◆ **Exercise goal**
Return, without pictures, the lines from the start of the data through the one that contains "Chart.register(...registerables);".

◆ **Source excerpt**
↓↓↓

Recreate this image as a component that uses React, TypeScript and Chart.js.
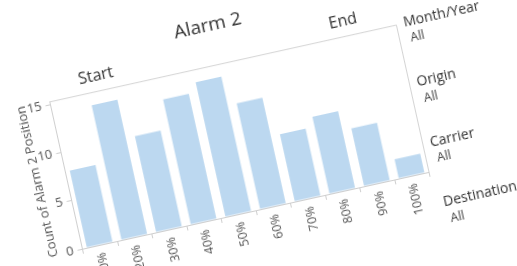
import { useEffect, useRef } from "react";
import { Chart, registerables } from "chart.js";

Chart.register(...registerables);

const categories = ["10%", "20%", "30%", "40%", "50%", "60%", "70%", "80%", "90%", "100%"];
const counts = [8, 14, 10, 13, 14, 11, 7, 8, 6, 2];
const yTickValues = [0, 5, 10, 15];
const yMax = 15.25;
const chartTitle = "Alarm 2";
const yAxisTitle = "Count of Alarm 2 Position";
const startLabel = "Start";
const endLabel = "End";
const filterNames = ["Month/Year", "Origin", "Carrier", "Destination"];
const filterValues = ["All", "All", "All", "All"];

const FONT = "'Open Sans', 'Noto Sans', sans-serif";

const boxPlugin = {
  id: "boxBorder",
  afterDraw(chart: any) {
    const { ctx, chartArea } = chart;
    ctx.save();
    ctx.strokeStyle = "#d4d4d4";
    ctx.lineWidth = 1;
    ctx.beginPath();
    ctx.moveTo(chartArea.left, chartArea.top);
    ctx.lineTo(chartArea.right, chartArea.top);
    ctx.lineTo(chartArea.right, chartArea.bottom);
    ctx.stroke();
    ctx.restore();
  },
};

export default function App() {
  const ref = useRef<HTMLCanvasElement | null>(null);

  useEffect(() => {
    if (!ref.current) return;
    const chart = new Chart(ref.current, {
      type: "bar",
      data: {
        labels: categories,
        datasets: [
          {
            data: counts,
            backgroundColor: "rgb(188,216,240)",
            borderWidth: 0,
            barPercentage: 0.74,
            categoryPercentage: 1,
          },
        ],
      },
      plugins: [boxPlugin],
      options: {
        animation: false,
        responsive: false,
        devicePixelRatio: 1,
        layout: { padding: { left: 0, top: 57.6, right: 100.5, bottom: 0 } },
        plugins: { legend: { display: false }, tooltip: { enabled: false }, title: { display: false } },
        scales: {
          x: {
            afterFit: (s: any) => {
              s.height = 58;
            },
            grid: {
              offset: true,
              drawOnChartArea: false,
              drawTicks: true,
              tickLength: 5,
              color: "#cfcfcf",
            },
            border: { display: true, color: "#cfcfcf" },
            ticks: {
              minRotation: 90,
              maxRotation: 90,
              padding: 3,
              color: "#555",
              font: { family: FONT, size: 12.5 },
              autoSkip: false,
            },
          },
          y: {
            min: 0,
            max: yMax,
            afterFit: (s: any) => {
              s.width = 61.5;
            },
            afterBuildTicks: (s: any) => {
              s.ticks = yTickValues.map((v) => ({ value: v }));
            },
            grid: {
              drawOnChartArea: false,
              drawTicks: true,
              tickLength: 5,
              color: "#cfcfcf",
            },
            border: { display: true, color: "#cfcfcf" },
            ticks: {
              padding: 4,
              color: "#555",
              font: { family: FONT, size: 13 },
            },
            title: {
              display: true,
              text: yAxisTitle,
              color: "#555",
              font: { family: FONT, size: 13, weight: "normal" },
              padding: { top: 24, bottom: 0 },
            },
          },
        },
      },
    });
    return () => chart.destroy();
  }, []);

  const centered = (x: number, y: number, size: number, color: string) => ({
    position: "absolute" as const,
    left: x,
    top: y,
    transform: "translate(-50%, -50%)",
    fontFamily: FONT,
    fontSize: size,
    color,
    whiteSpace: "nowrap" as const,
    lineHeight: 1,
  });

  const leftAligned = (x: number, y: number, size: number, color: string) => ({
    position: "absolute" as const,
    left: x,
    top: y,
    transform: "translateY(-50%)",
    fontFamily: FONT,
    fontSize: size,
    color,
    whiteSpace: "nowrap" as const,
    lineHeight: 1,
  });

  return (
    <div
      style={{
        position: "fixed",
        left: 0,
        top: 0,
        width: 517,
        height: 266,
        overflow: "hidden",
        background: "#fff",
      }}
    >
      <div
        style={{
          position: "absolute",
          left: 0,
          top: 0,
          width: 517,
          height: 266,
          transform: "rotate(-12.5deg)",
          transformOrigin: "258px 133px",
        }}
      >
        <canvas ref={ref} width={517} height={266} style={{ display: "block", width: 517, height: 266 }} />
        <div style={centered(232, 16, 19, "#333")}>{chartTitle}</div>
        <div style={centered(112, 40.5, 16, "#333")}>{startLabel}</div>
        <div style={centered(365, 41, 16, "#333")}>{endLabel}</div>
        {filterNames.map((name, i) => (
          <div key={name}>
            <div style={leftAligned(424, 55.5 + i * 61.5, 14, "#333")}>{name}</div>
            <div style={leftAligned(427.5, 73 + i * 61.5, 12.5, "#444")}>{filterValues[i]}</div>
          </div>
        ))}
      </div>
    </div>
  );
}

↑↑↑

◆ **Answer to this problem**
Recreate this image as a component that uses React, TypeScript and Chart.js.
import { useEffect, useRef } from "react";
import { Chart, registerables } from "chart.js";

Chart.register(...registerables);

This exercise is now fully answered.